● Recorded data
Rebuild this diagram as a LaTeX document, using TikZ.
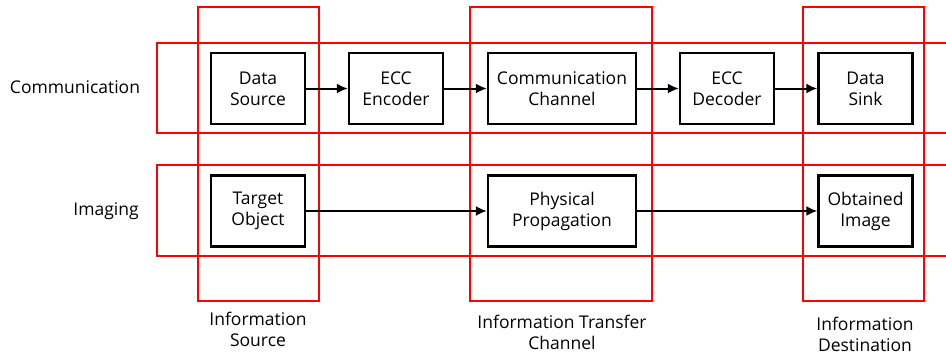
\documentclass[tikz,border=0pt]{standalone}
\usepackage{fontspec}
\setmainfont{Open Sans}
\usepackage{tikz}
\usetikzlibrary{arrows.meta}

\tikzset{
  block/.style={draw, line width=2.3pt, minimum width=94pt, minimum height=71pt,
    align=center, inner sep=2pt, font=\fontsize{17.5}{21}\selectfont},
  zone/.style={draw=red, line width=2.5pt},
  flow/.style={-{Latex[length=11pt,width=10pt]}, line width=2pt},
  caption/.style={align=center, font=\fontsize{17.5}{21}\selectfont}
}

\begin{document}
\begin{tikzpicture}[x=1pt,y=-1pt]
    \useasboundingbox (0,0) rectangle (946,356);
    \def \ztop {7}
    \def \zbottom {301}
    % red frames: rows, then stages
    \draw[zone] (157,43) rectangle (960,133);
    \draw[zone] (157,165) rectangle (960,256);
    \foreach \l/\r in {198/319, 470/652, 803/924}
      \draw[zone] (\l,\ztop) rectangle (\r,\zbottom);

    \node[caption] (comm) at (75,87) {Communication};
    \node[caption] (imaging) at (106,211) {Imaging};

    \node[block] (src) at (258,88.5) {Data\\Source};
    \node[block] (enc) at (396,88.5) {ECC\\Encoder};
    \node[block, minimum width=148pt] (chan) at (562,88.5) {Communication\\Channel};
    \node[block] (dec) at (727,88.5) {ECC\\Decoder};
    \node[block] (sink) at (865.5,88.5) {Data\\Sink};

    \node[block] (obj) at (258,211) {Target\\Object};
    \node[block, minimum width=148pt] (prop) at (562,211) {Physical\\Propagation};
    \node[block] (img) at (865.5,211) {Obtained\\Image};

    \draw[flow] (src) -- (enc);
    \draw[flow] (enc) -- (chan);
    \draw[flow] (chan) -- (dec);
    \draw[flow] (dec) -- (sink);
    \draw[flow] (obj) -- (prop);
    \draw[flow] (prop) -- (img);

    \node[caption] (source) at (258,329) {Information\\Source};
    \node[caption] (transfer) at (562,332) {Information Transfer\\Channel};
    \node[caption] (dest) at (865,334) {Information\\Destination};
\end{tikzpicture}
\end{document}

● Stated goal
Write out each line of the data exactly; the images should be left out.

● Correct answer
Rebuild this diagram as a LaTeX document, using TikZ.
\documentclass[tikz,border=0pt]{standalone}
\usepackage{fontspec}
\setmainfont{Open Sans}
\usepackage{tikz}
\usetikzlibrary{arrows.meta}

\tikzset{
  block/.style={draw, line width=2.3pt, minimum width=94pt, minimum height=71pt,
    align=center, inner sep=2pt, font=\fontsize{17.5}{21}\selectfont},
  zone/.style={draw=red, line width=2.5pt},
  flow/.style={-{Latex[length=11pt,width=10pt]}, line width=2pt},
  caption/.style={align=center, font=\fontsize{17.5}{21}\selectfont}
}

\begin{document}
\begin{tikzpicture}[x=1pt,y=-1pt]
    \useasboundingbox (0,0) rectangle (946,356);
    \def \ztop {7}
    \def \zbottom {301}
    % red frames: rows, then stages
    \draw[zone] (157,43) rectangle (960,133);
    \draw[zone] (157,165) rectangle (960,256);
    \foreach \l/\r in {198/319, 470/652, 803/924}
      \draw[zone] (\l,\ztop) rectangle (\r,\zbottom);

    \node[caption] (comm) at (75,87) {Communication};
    \node[caption] (imaging) at (106,211) {Imaging};

    \node[block] (src) at (258,88.5) {Data\\Source};
    \node[block] (enc) at (396,88.5) {ECC\\Encoder};
    \node[block, minimum width=148pt] (chan) at (562,88.5) {Communication\\Channel};
    \node[block] (dec) at (727,88.5) {ECC\\Decoder};
    \node[block] (sink) at (865.5,88.5) {Data\\Sink};

    \node[block] (obj) at (258,211) {Target\\Object};
    \node[block, minimum width=148pt] (prop) at (562,211) {Physical\\Propagation};
    \node[block] (img) at (865.5,211) {Obtained\\Image};

    \draw[flow] (src) -- (enc);
    \draw[flow] (enc) -- (chan);
    \draw[flow] (chan) -- (dec);
    \draw[flow] (dec) -- (sink);
    \draw[flow] (obj) -- (prop);
    \draw[flow] (prop) -- (img);

    \node[caption] (source) at (258,329) {Information\\Source};
    \node[caption] (transfer) at (562,332) {Information Transfer\\Channel};
    \node[caption] (dest) at (865,334) {Information\\Destination};
\end{tikzpicture}
\end{document}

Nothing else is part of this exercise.